“Step back, take a deep breath, and get to know each other.”
That’s what Shirley Cress Dudley, MA LPC suggested after I wrote about how to fight for a place in your blended family.
She hit the nail on the head.
Because in the beginning, getting to know the step kids is easy. The main focus is getting them to like you, right? Coming into my kids’ lives when they were both under age 4 meant playing and giggling was second nature. If I had a bag of candy, they liked me. It was pretty simple.
As Mr. Right and I got serious, the fun and games slowed down. Getting to know the kids meant really getting to know them. (Let me tell you, they’re not always giggling.) It meant figuring out how to be a parent, instead of just a fun friend. (Note: Some steps are the fun friend, which can be an important role and awesome in each unique situation. My family is custodial, which means the kids are with us most of the time. My role is definitely more parent than friend.)
As a wide-eyed 22 year old, getting to know “the other side” led to a lot of frustration and fear. I think a comedian said it best when he compared parenting to acting like there’s a two year old with a pistol in the other room. I was afraid to make a mistake. Suddenly, the fun and games got replaced with chaos and a really big pile of laundry.
Looking back now, I understand how poignant Shirley’s advice was, both as a stepparent a few years in or for a newbie step. Here are some ideas to help you get to know – and re-know – your step kids before the other side of parenting takes over your sanity:
- Schedule alone time. A weekend away with one of the kids will not only mean a lot to them, but gives you a chance to practice being a mom, and for them to practice you being their mom.
- Immerse them in your side of the family, too. There’s a new set of grandparents, cousins, aunts and uncles to get to know. Some will handle this beautifully, others will take a while to warm up. That’s ok. Don’t make an issue of it. Just gently keep the relationships plodding along. Help people remember their birthdays. Make them feel as important as the rest of the grandkids.
- Do things you don’t like doing, but they love. Pick them up from school on your next day off so they don’t have to ride the bus. Plan an all out birthday extravaganza complete with a rowdy sleepover.
- Start new family traditions.
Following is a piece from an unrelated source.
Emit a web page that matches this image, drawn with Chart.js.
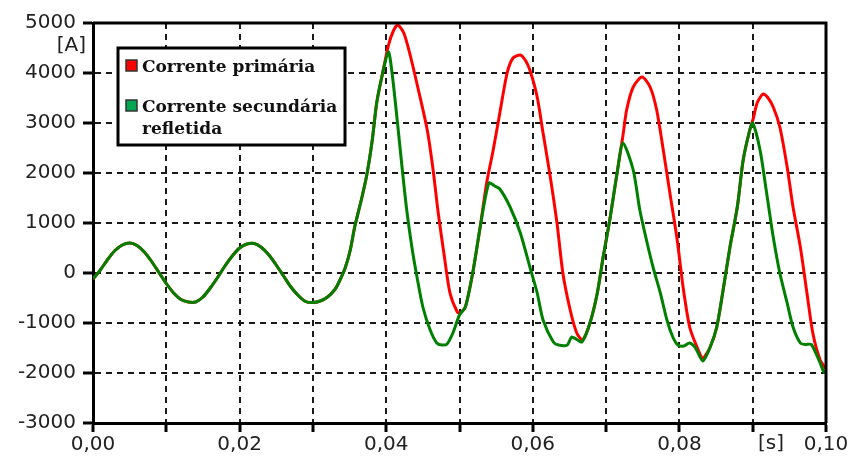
<!DOCTYPE html>
<html>
<head>
<meta charset="utf-8">
<script src="https://cdn.jsdelivr.net/npm/chart.js@4.4.1/dist/chart.umd.min.js"></script>
<style>
  body { margin: 0; background: #fff; }
</style>
</head>
<body>
<canvas id="currentChart" width="853" height="463"></canvas>
<script>
// time axis in seconds, current in amperes
const primaryTime = [
  0.000, 0.001, 0.002, 0.003, 0.004, 0.005, 0.006, 0.007, 0.008, 0.009,
  0.010, 0.011, 0.012, 0.013, 0.014, 0.015, 0.016, 0.017, 0.018, 0.019,
  0.020, 0.021, 0.022, 0.023, 0.024, 0.025, 0.026, 0.027, 0.028, 0.029,
  0.030, 0.031, 0.032, 0.033, 0.0335, 0.0344, 0.0351, 0.0357, 0.0367, 0.0374,
  0.0381, 0.0387, 0.0394, 0.0403, 0.0410, 0.0416, 0.0424, 0.0432, 0.0443, 0.0456,
  0.0464, 0.0471, 0.0480, 0.0487, 0.0497, 0.0501, 0.0508, 0.0518, 0.0528, 0.0537,
  0.0546, 0.0555, 0.0565, 0.0573, 0.0583, 0.0590, 0.0596, 0.0606, 0.0614, 0.0623,
  0.0633, 0.0641, 0.0651, 0.0660, 0.0668, 0.0678, 0.0688, 0.0696, 0.0705, 0.0715,
  0.0723, 0.0728, 0.0737, 0.0749, 0.0760, 0.0769, 0.0778, 0.0787, 0.0797, 0.0805,
  0.0814, 0.0824, 0.0832, 0.0842, 0.0851, 0.0859, 0.0869, 0.0879, 0.0887, 0.0896,
  0.0901, 0.0906, 0.0914, 0.0920, 0.0928, 0.0937, 0.0947, 0.0955, 0.0965, 0.0974,
  0.0982, 0.0992, 0.1000
];
const primaryCurrent = [
  -120, 60, 270, 450, 560, 600, 550, 420, 230, 10,
  -210, -400, -530, -580, -580, -480, -300, -90, 140, 340,
  500, 580, 590, 510, 360, 160, -60, -280, -450, -570,
  -590, -560, -480, -330, -200, 100, 460, 920, 1520, 2000,
  2660, 3400, 3920, 4550, 4850, 4960, 4800, 4400, 3720, 2860,
  2060, 1200, 260, -400, -780, -800, -680, 0, 900, 1800,
  2460, 3200, 4000, 4300, 4360, 4250, 4060, 3520, 2800, 2000,
  1000, 0, -740, -1200, -1340, -1000, -400, 320, 1060, 2000,
  2750, 3260, 3720, 3920, 3720, 3260, 2460, 1600, 660, -280,
  -1080, -1480, -1700, -1480, -1080, -400, 520, 1320, 2260, 2860,
  3100, 3400, 3580, 3520, 3320, 2920, 2120, 1320, 520, -400,
  -1200, -1740, -1920
];

const secondaryTime = [
  0.000, 0.001, 0.002, 0.003, 0.004, 0.005, 0.006, 0.007, 0.008, 0.009,
  0.010, 0.011, 0.012, 0.013, 0.014, 0.015, 0.016, 0.017, 0.018, 0.019,
  0.020, 0.021, 0.022, 0.023, 0.024, 0.025, 0.026, 0.027, 0.028, 0.029,
  0.030, 0.031, 0.032, 0.033, 0.0335, 0.0344, 0.0351, 0.0357, 0.0367, 0.0374,
  0.0381, 0.0387, 0.0394, 0.0403, 0.0408, 0.0415, 0.0422, 0.0428, 0.0435, 0.0442,
  0.0450, 0.0460, 0.0469, 0.0476, 0.0483, 0.0491, 0.0500, 0.0508, 0.0518, 0.0528,
  0.0540, 0.0548, 0.0555, 0.0569, 0.0583, 0.0596, 0.0606, 0.0614, 0.0628, 0.0635,
  0.0647, 0.0653, 0.0660, 0.0667, 0.0678, 0.0688, 0.0696, 0.0705, 0.0715, 0.0723,
  0.0737, 0.0746, 0.0756, 0.0764, 0.0774, 0.0783, 0.0791, 0.0798, 0.0806, 0.0814,
  0.0822, 0.0832, 0.0842, 0.0851, 0.0859, 0.0869, 0.0879, 0.0887, 0.0896, 0.0900,
  0.0910, 0.0919, 0.0928, 0.0937, 0.0947, 0.0955, 0.0965, 0.0972, 0.0980, 0.0992,
  0.0997, 0.1000
];
const secondaryCurrent = [
  -120, 60, 270, 450, 560, 600, 550, 420, 230, 10,
  -210, -400, -530, -580, -580, -480, -300, -90, 140, 340,
  500, 580, 590, 510, 360, 160, -60, -280, -450, -570,
  -590, -560, -480, -330, -200, 100, 460, 920, 1520, 2000,
  2660, 3400, 3920, 4420, 4000, 3060, 2060, 1260, 520, -80,
  -680, -1140, -1400, -1440, -1420, -1200, -840, -680, 0, 900,
  1800, 1740, 1680, 1320, 800, 120, -400, -940, -1380, -1440,
  -1440, -1280, -1330, -1380, -1000, -400, 320, 1060, 2000, 2600,
  2060, 1260, 600, 120, -400, -940, -1280, -1440, -1460, -1400,
  -1500, -1760, -1480, -1080, -400, 520, 1320, 2260, 2860, 3000,
  2460, 1600, 720, 0, -600, -1080, -1400, -1430, -1430, -1800,
  -1980, -1990
];

const seriesNames = ['Corrente primária', 'Corrente secundária refletida'];
const legendLines = [['Corrente primária'], ['Corrente secundária', 'refletida']];
const seriesColors = ['#ff0000', '#008000'];
const legendSwatch = ['#ff0000', '#00a651'];
const yUnit = '[A]';
const xUnit = '[s]';

function toPoints(times, values) {
  return times.map((t, i) => ({ x: t, y: values[i] }));
}

function formatComma(v, digits) {
  return v.toFixed(digits).replace('.', ',');
}

// legend box, axis unit labels and the closed frame around the plot
const framePlugin = {
  id: 'frame',
  afterDraw(chart) {
    const ctx = chart.ctx;
    const a = chart.chartArea;
    ctx.save();

    ctx.setLineDash([]);
    ctx.strokeStyle = '#000';
    ctx.lineWidth = 3;
    ctx.beginPath();
    ctx.moveTo(a.left, a.top);
    ctx.lineTo(a.right, a.top);
    ctx.lineTo(a.right, a.bottom);
    ctx.stroke();

    ctx.fillStyle = '#222';
    ctx.font = '20px "DejaVu Sans"';
    ctx.textBaseline = 'middle';
    ctx.textAlign = 'right';
    ctx.fillText(yUnit, a.left - 7, a.top + 23);
    ctx.textAlign = 'center';
    ctx.fillText(xUnit, a.left + 678, a.bottom + 21);

    // legend
    const bx = a.left + 25, by = a.top + 25, bw = 227, bh = 97;
    ctx.fillStyle = '#fff';
    ctx.fillRect(bx, by, bw, bh);
    ctx.lineWidth = 3;
    ctx.strokeStyle = '#000';
    ctx.strokeRect(bx, by, bw, bh);

    ctx.font = 'bold 17px "DejaVu Serif"';
    ctx.textAlign = 'left';
    ctx.textBaseline = 'alphabetic';
    const rowTop = [by + 12, by + 52];
    chart.data.datasets.forEach((ds, i) => {
      const y0 = rowTop[i];
      ctx.fillStyle = legendSwatch[i];
      ctx.fillRect(bx + 8, y0, 11, 11);
      ctx.lineWidth = 1.5;
      ctx.strokeStyle = '#333';
      ctx.strokeRect(bx + 8, y0, 11, 11);
      ctx.fillStyle = '#111';
      legendLines[i].forEach((line, k) => {
        ctx.fillText(line, bx + 24, y0 + 12 + k * 22);
      });
    });
    ctx.restore();
  }
};

const gridStyle = {
  color: '#1a1a1a',
  lineWidth: 2,
  tickWidth: 3,
  tickColor: '#000',
  tickBorderDash: []
};

const ctx = document.getElementById('currentChart').getContext('2d');
const currentChart = new Chart(ctx, {
  type: 'line',
  data: {
    datasets: [{
      label: seriesNames[0],
      data: toPoints(primaryTime, primaryCurrent),
      borderColor: seriesColors[0],
      borderWidth: 3,
      pointRadius: 0,
      tension: 0.25,
      order: 2
    }, {
      label: seriesNames[1],
      data: toPoints(secondaryTime, secondaryCurrent),
      borderColor: seriesColors[1],
      borderWidth: 3,
      pointRadius: 0,
      tension: 0.25,
      order: 1
    }]
  },
  options: {
    responsive: false,
    animation: false,
    layout: { padding: { top: 23, right: 27, left: 0, bottom: 0 } },
    plugins: {
      legend: { display: false },
      tooltip: { enabled: false }
    },
    scales: {
      x: {
        type: 'linear',
        min: 0,
        max: 0.1,
        afterFit: s => { s.height = 40; },
        border: { color: '#000', width: 3, dash: [6, 5] },
        grid: Object.assign({ tickLength: 9 }, gridStyle),
        ticks: {
          stepSize: 0.01,
          padding: 1,
          maxRotation: 0,
          autoSkip: false,
          color: '#222',
          font: { family: 'DejaVu Sans', size: 20 },
          callback: (v, i) => (i % 2 ? '' : formatComma(v, 2))
        }
      },
      y: {
        min: -3000,
        max: 5000,
        afterFit: s => { s.width = 93; },
        border: { color: '#000', width: 3, dash: [6, 5] },
        grid: Object.assign({ tickLength: 10 }, gridStyle),
        ticks: {
          stepSize: 1000,
          padding: 7,
          color: '#222',
          font: { family: 'DejaVu Sans', size: 20 },
          callback: v => String(v)
        }
      }
    }
  },
  plugins: [framePlugin]
});
</script>
</body>
</html>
I remember how hard it was hearing about all the great stuff they “used to do” at their old house, with their old dog, during their old Christmas traditions. Don’t get caught up in that. Start some new, fun traditions they can relive in future memories.
- Don’t try too hard. Let them get to know you, too. Let them know your limits and the things you need in order to be a good step mom. If they compare you to their birth parent (which they will!) remind them there are certain things that are not your style. We’re all individuals figuring out life. They’ll appreciate it, even if they don’t understand it at first.
For me, marrying someone with kids meant motherhood was happening now, not down the road in future plans.
And I’m learning with every year that passes: Catch it while you can.